My mom did not think so.
Bloom's Taxonomy
Since then, our teaching world has undergone a dramatic change. Today, we use Bloom's taxonomy to teach critical thinking—and NO SUBJECT teaches more critical thinking than Social Studies. We have no choice; today's standardized tests are based on Bloom's taxonomy. On any one topic, they can ask a question in six different ways.
For example, some day soon, standardized tests in Social Studies are going to ask questions about the BP oil disaster in the Gulf of Mexico. Each question will be posed in six ways—requiring students to recall, interpret, apply, analyze, synthesize, and evaluate.
Lessons in our workbooks
The beauty of Bloom's taxonomy is that you can teach thinking in an organized way—a skill that will benefit students not only on standardized tests, but for LIFE.
For this reason, at Performance Education we have designed workbooks in which every lesson is based on Bloom's taxonomy. Every textbook company makes that claim, but we actually do. In fact, we provide a grand variety of exercises based on Bloom's taxonomy. My personal favorite is called "Bloom!" — students take one major concept and walk it through all six steps of Bloom's taxonomy.

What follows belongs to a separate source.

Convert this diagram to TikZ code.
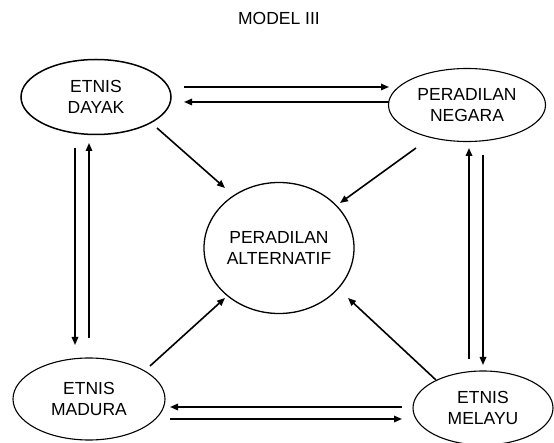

As my mother would say: "It is the ultimate MODEL for critical thinking."




Comments (1 Comment)
My mother-in-law was a public school teacher for 30 years and now both of my children want to be teachers (my son is a junior in college so it’s likely he WILL be). I love this post because it reminds me of the teachers I had who taught me to think; these are the teachers I remember as the best and who had a lasting impact on my life. Thanks for sharing this.